Your task is to repeat the lines below exactly, excluding any pictures they contain.

DATASET EXTRACT -
----
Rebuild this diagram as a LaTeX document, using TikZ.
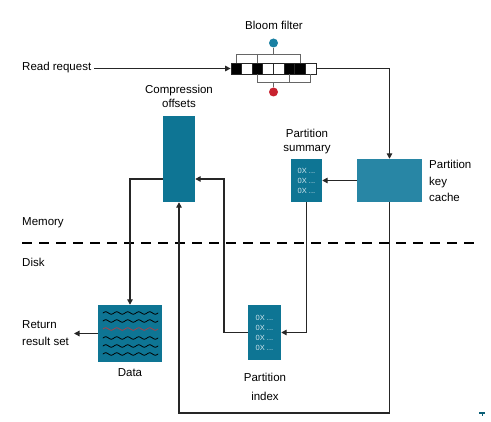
\documentclass[tikz,border=0pt]{standalone}
\usepackage{fontspec}
\setmainfont{Liberation Sans}
\usetikzlibrary{arrows.meta,calc}
\definecolor{teal1}{HTML}{0E7594}
\definecolor{teal2}{HTML}{2886A5}
\definecolor{dotblue}{HTML}{1A80A2}
\definecolor{dotred}{HTML}{C8222F}
\definecolor{wavered}{HTML}{A8404A}
\definecolor{hexcol}{HTML}{CFE4EC}
\tikzset{
  lbl/.style={font=\fontsize{11.5}{14}\selectfont, inner sep=0pt, align=center},
  lbll/.style={font=\fontsize{11.5}{14}\selectfont, inner sep=0pt, align=left},
  tbox/.style={fill=teal1, draw=none, inner sep=0pt},
  hex/.style={font=\fontsize{7.5}{10}\selectfont, text=hexcol, align=left},
  conn/.style={line width=1.3pt, draw=black!85},
  arr/.style={conn, -{Triangle[length=5.5pt,width=5.5pt]}},
  cell/.style={draw=black!85, line width=0.8pt, minimum width=10.625pt, minimum height=11pt, inner sep=0pt},
  brk/.style={draw=black!60, line width=0.8pt},
  wave/.style={line width=0.8pt, line cap=round}
}
\begin{document}
\begin{tikzpicture}[x=1pt,y=-1pt]
\useasboundingbox (0,0) rectangle (491,422);
% labels
\node[lbl] (bftitle) at (274,25) {Bloom filter};
\node[lbll, anchor=west] (readreq) at (22,68) {Read request};
\node[lbl] (complbl) at (179,96) {Compression\\offsets};
\node[lbl] (sumlbl) at (307,142) {Partition\\summary};
\node[lbll, anchor=west, font=\fontsize{11.5}{16.5}\selectfont] (cachelbl) at (429,181) {Partition\\key\\cache};
\node[lbll, anchor=west] (memlbl) at (22,223) {Memory};
\node[lbll, anchor=west] (disklbl) at (22,262) {Disk};
\node[lbll, anchor=west, font=\fontsize{11.5}{16.5}\selectfont] (retlbl) at (22,333) {Return\\result set};
\node[lbl] (datalbl) at (130,373) {Data};
\node[lbl, font=\fontsize{11.5}{19}\selectfont] (idxlbl) at (265,387) {Partition\\index};
% bloom filter cells
\foreach \i/\c in {1/black,2/white,3/black,4/white,5/white,6/black,7/black,8/white}{
  \node[cell, fill=\c] (c\i) at ({231+(\i-0.5)*10.625},68.5) {};
}
% brackets
\coordinate (ub) at (273.5,54);
\coordinate (lb) at (273.5,82);
\draw[brk] (c1.north) -- (c1.north |- ub) -- (c7.north |- ub) -- (c7.north);
\draw[brk] (c3.north |- ub) -- (c3.north);
\draw[brk] (c3.south) -- (c3.south |- lb) -- (c8.south |- lb) -- (c8.south);
\draw[brk] (c6.south |- lb) -- (c6.south);
\node[circle, fill=dotblue, minimum size=9pt, inner sep=0pt] (bdot) at (273.5,43) {};
\node[circle, fill=dotred, minimum size=9pt, inner sep=0pt] (rdot) at (273.5,92) {};
\draw[brk] (bdot) -- (ub);
\draw[brk] (rdot) -- (lb);
% boxes
\node[tbox, minimum width=32pt, minimum height=86pt] (comp) at (179,159) {};
\node[tbox, minimum width=31pt, minimum height=43pt] (sum) at (306.5,180.5) {};
\node[hex] at (sum) {0X ...\\0X ...\\0X ...};
\node[tbox, fill=teal2, minimum width=65pt, minimum height=43pt] (cache) at (389.5,180.5) {};
\node[tbox, minimum width=33pt, minimum height=55pt] (idx) at (264.5,332.5) {};
\node[hex] at (idx) {0X ...\\0X ...\\0X ...\\0X ...};
\node[tbox, minimum width=64pt, minimum height=57pt] (data) at (130,333.5) {};
% waves
\foreach \yy/\cc in {313/black,321/black,329/wavered,338/black,346/black,354/black}{
  \draw[\cc, wave] plot[domain=0:55, samples=80, smooth] ({103+\x}, {\yy-1.2*sin(\x*32.727)});
}
% dashed line
\draw[line width=2.4pt, dash pattern=on 10pt off 7pt] (22,243) -- (476,243);
% connectors
\coordinate (rr) at ($(readreq.east |- c1.west)+(3,0)$);
\coordinate (rt) at (74,333.5);
\draw[arr] (rr) -- (c1.west);
\draw[arr] (c8.east) -| (cache.north);
\draw[arr] (cache.west) -- (sum.east);
\draw[arr] (sum.south) |- (idx.east);
\coordinate (m1) at (224,332.5);
\draw[arr] (idx.west) -- (m1) |- ($(comp.east)+(0,20)$);
\draw[arr] ($(comp.west)+(0,20)$) -| (data.north);
\draw[arr] (data.west) -- (rt);
\coordinate (bot) at (389.5,413);
\draw[arr] (cache.south) -- (bot) -| (comp.south);
% small mark
\fill[teal1!80!black] (479,412.5) rectangle (485,413.6);
\fill[teal1!80!black] (481.5,412.5) rectangle (482.7,416);
\end{tikzpicture}
\end{document}
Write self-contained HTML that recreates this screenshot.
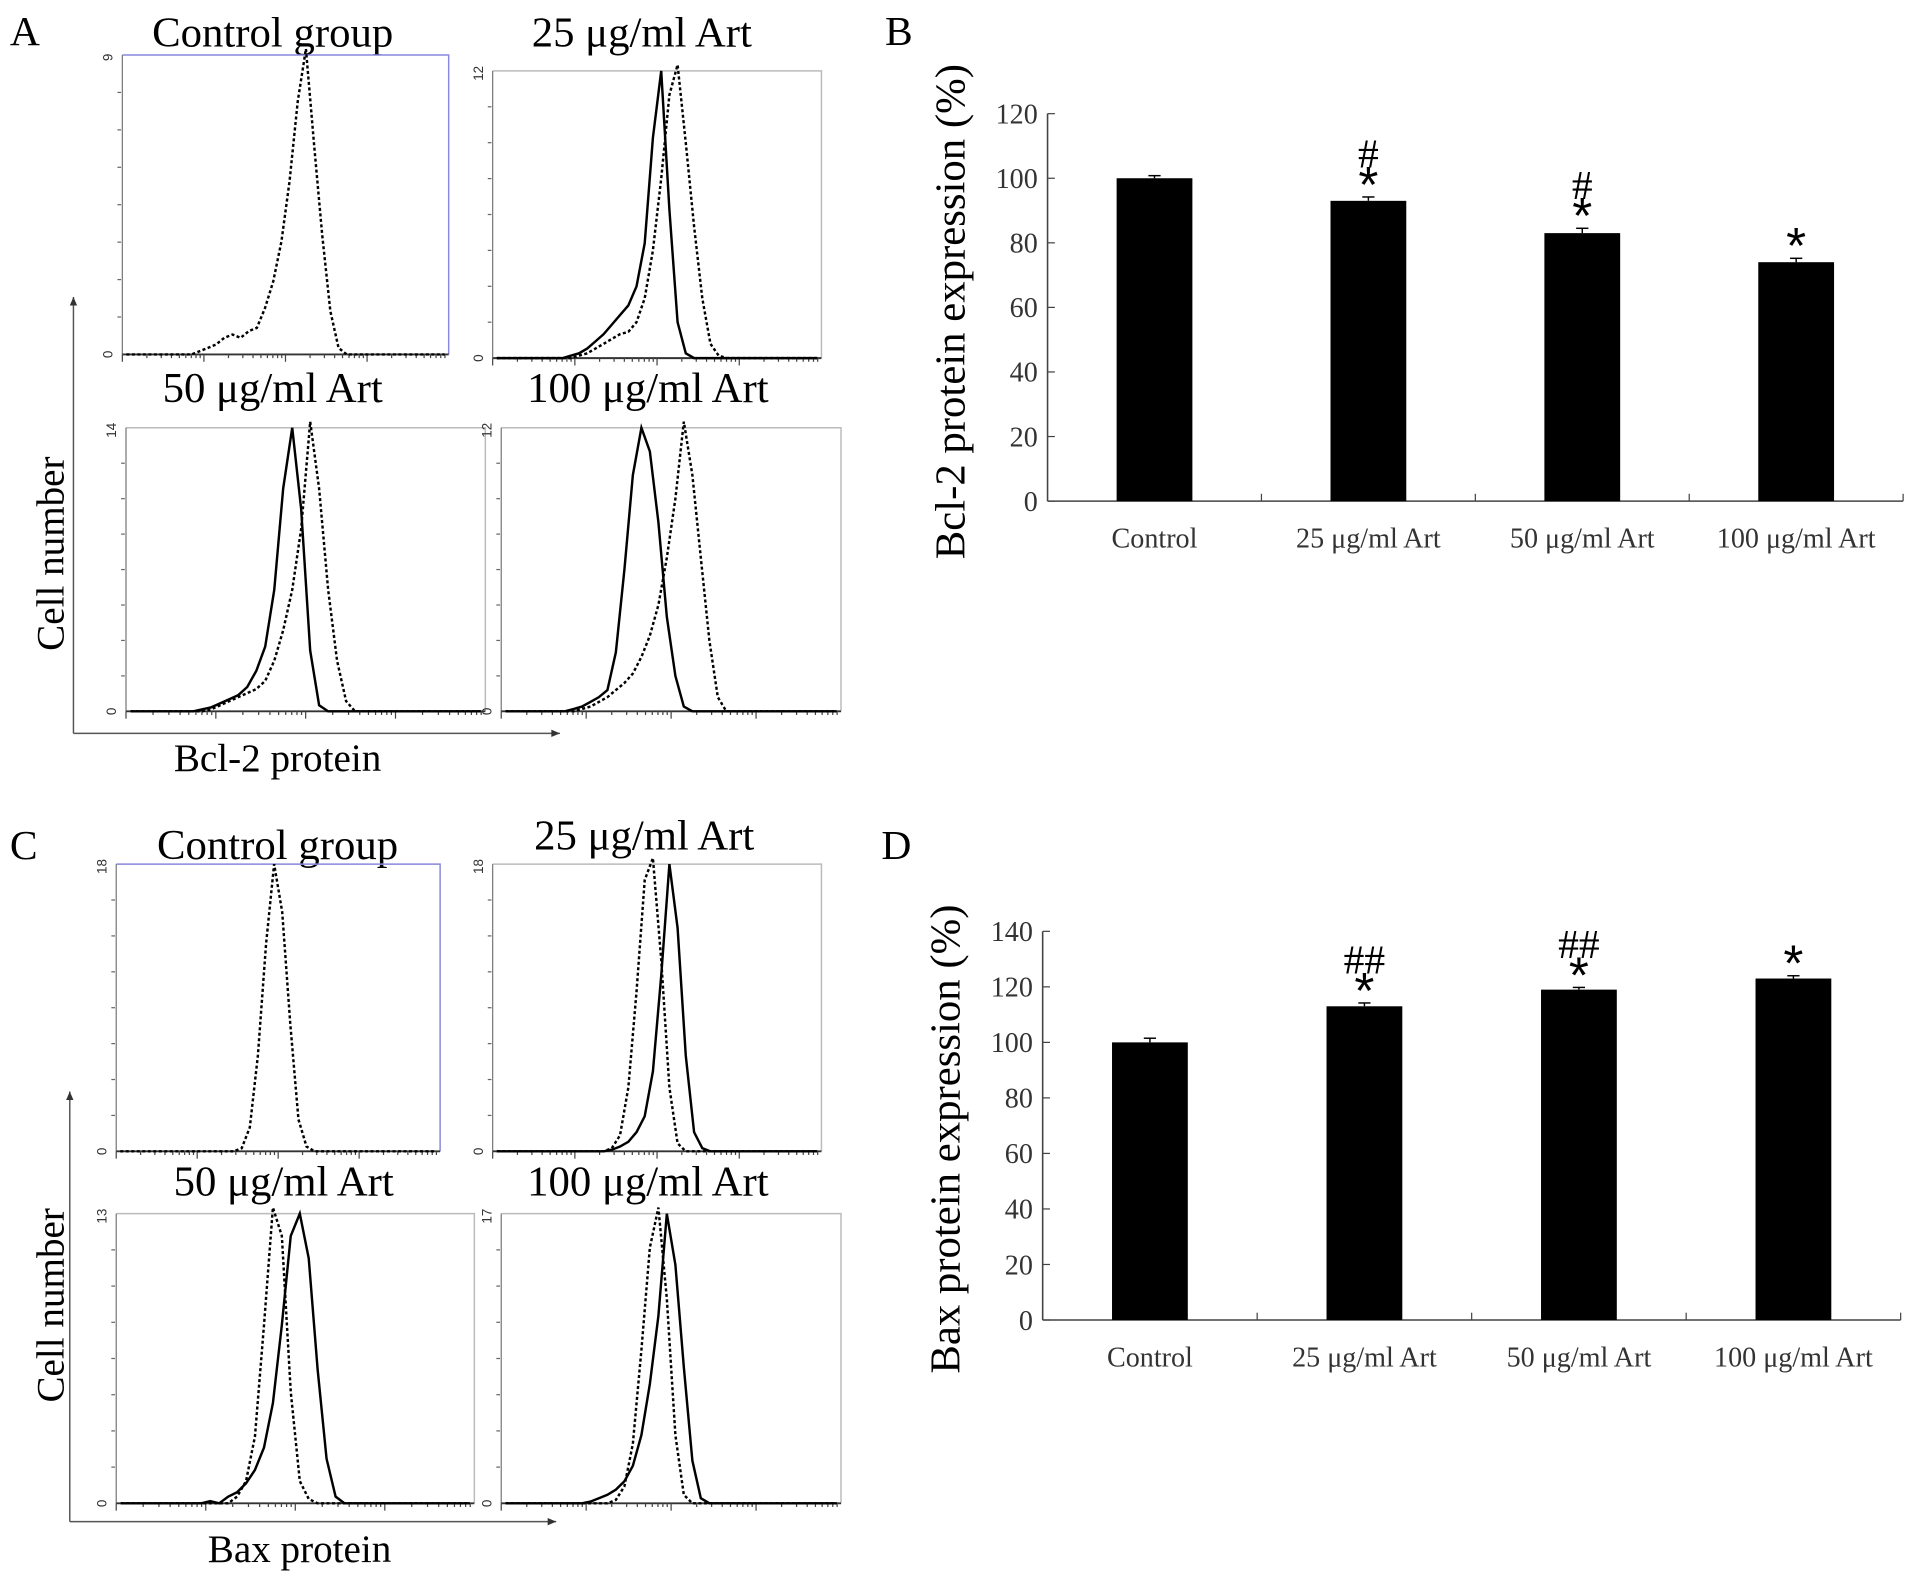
----
EXERCISE RESULT -
Rebuild this diagram as a LaTeX document, using TikZ.
\documentclass[tikz,border=0pt]{standalone}
\usepackage{fontspec}
\setmainfont{Liberation Sans}
\usetikzlibrary{arrows.meta,calc}
\definecolor{teal1}{HTML}{0E7594}
\definecolor{teal2}{HTML}{2886A5}
\definecolor{dotblue}{HTML}{1A80A2}
\definecolor{dotred}{HTML}{C8222F}
\definecolor{wavered}{HTML}{A8404A}
\definecolor{hexcol}{HTML}{CFE4EC}
\tikzset{
  lbl/.style={font=\fontsize{11.5}{14}\selectfont, inner sep=0pt, align=center},
  lbll/.style={font=\fontsize{11.5}{14}\selectfont, inner sep=0pt, align=left},
  tbox/.style={fill=teal1, draw=none, inner sep=0pt},
  hex/.style={font=\fontsize{7.5}{10}\selectfont, text=hexcol, align=left},
  conn/.style={line width=1.3pt, draw=black!85},
  arr/.style={conn, -{Triangle[length=5.5pt,width=5.5pt]}},
  cell/.style={draw=black!85, line width=0.8pt, minimum width=10.625pt, minimum height=11pt, inner sep=0pt},
  brk/.style={draw=black!60, line width=0.8pt},
  wave/.style={line width=0.8pt, line cap=round}
}
\begin{document}
\begin{tikzpicture}[x=1pt,y=-1pt]
\useasboundingbox (0,0) rectangle (491,422);
% labels
\node[lbl] (bftitle) at (274,25) {Bloom filter};
\node[lbll, anchor=west] (readreq) at (22,68) {Read request};
\node[lbl] (complbl) at (179,96) {Compression\\offsets};
\node[lbl] (sumlbl) at (307,142) {Partition\\summary};
\node[lbll, anchor=west, font=\fontsize{11.5}{16.5}\selectfont] (cachelbl) at (429,181) {Partition\\key\\cache};
\node[lbll, anchor=west] (memlbl) at (22,223) {Memory};
\node[lbll, anchor=west] (disklbl) at (22,262) {Disk};
\node[lbll, anchor=west, font=\fontsize{11.5}{16.5}\selectfont] (retlbl) at (22,333) {Return\\result set};
\node[lbl] (datalbl) at (130,373) {Data};
\node[lbl, font=\fontsize{11.5}{19}\selectfont] (idxlbl) at (265,387) {Partition\\index};
% bloom filter cells
\foreach \i/\c in {1/black,2/white,3/black,4/white,5/white,6/black,7/black,8/white}{
  \node[cell, fill=\c] (c\i) at ({231+(\i-0.5)*10.625},68.5) {};
}
% brackets
\coordinate (ub) at (273.5,54);
\coordinate (lb) at (273.5,82);
\draw[brk] (c1.north) -- (c1.north |- ub) -- (c7.north |- ub) -- (c7.north);
\draw[brk] (c3.north |- ub) -- (c3.north);
\draw[brk] (c3.south) -- (c3.south |- lb) -- (c8.south |- lb) -- (c8.south);
\draw[brk] (c6.south |- lb) -- (c6.south);
\node[circle, fill=dotblue, minimum size=9pt, inner sep=0pt] (bdot) at (273.5,43) {};
\node[circle, fill=dotred, minimum size=9pt, inner sep=0pt] (rdot) at (273.5,92) {};
\draw[brk] (bdot) -- (ub);
\draw[brk] (rdot) -- (lb);
% boxes
\node[tbox, minimum width=32pt, minimum height=86pt] (comp) at (179,159) {};
\node[tbox, minimum width=31pt, minimum height=43pt] (sum) at (306.5,180.5) {};
\node[hex] at (sum) {0X ...\\0X ...\\0X ...};
\node[tbox, fill=teal2, minimum width=65pt, minimum height=43pt] (cache) at (389.5,180.5) {};
\node[tbox, minimum width=33pt, minimum height=55pt] (idx) at (264.5,332.5) {};
\node[hex] at (idx) {0X ...\\0X ...\\0X ...\\0X ...};
\node[tbox, minimum width=64pt, minimum height=57pt] (data) at (130,333.5) {};
% waves
\foreach \yy/\cc in {313/black,321/black,329/wavered,338/black,346/black,354/black}{
  \draw[\cc, wave] plot[domain=0:55, samples=80, smooth] ({103+\x}, {\yy-1.2*sin(\x*32.727)});
}
% dashed line
\draw[line width=2.4pt, dash pattern=on 10pt off 7pt] (22,243) -- (476,243);
% connectors
\coordinate (rr) at ($(readreq.east |- c1.west)+(3,0)$);
\coordinate (rt) at (74,333.5);
\draw[arr] (rr) -- (c1.west);
\draw[arr] (c8.east) -| (cache.north);
\draw[arr] (cache.west) -- (sum.east);
\draw[arr] (sum.south) |- (idx.east);
\coordinate (m1) at (224,332.5);
\draw[arr] (idx.west) -- (m1) |- ($(comp.east)+(0,20)$);
\draw[arr] ($(comp.west)+(0,20)$) -| (data.north);
\draw[arr] (data.west) -- (rt);
\coordinate (bot) at (389.5,413);
\draw[arr] (cache.south) -- (bot) -| (comp.south);
% small mark
\fill[teal1!80!black] (479,412.5) rectangle (485,413.6);
\fill[teal1!80!black] (481.5,412.5) rectangle (482.7,416);
\end{tikzpicture}
\end{document}
Write self-contained HTML that recreates this screenshot.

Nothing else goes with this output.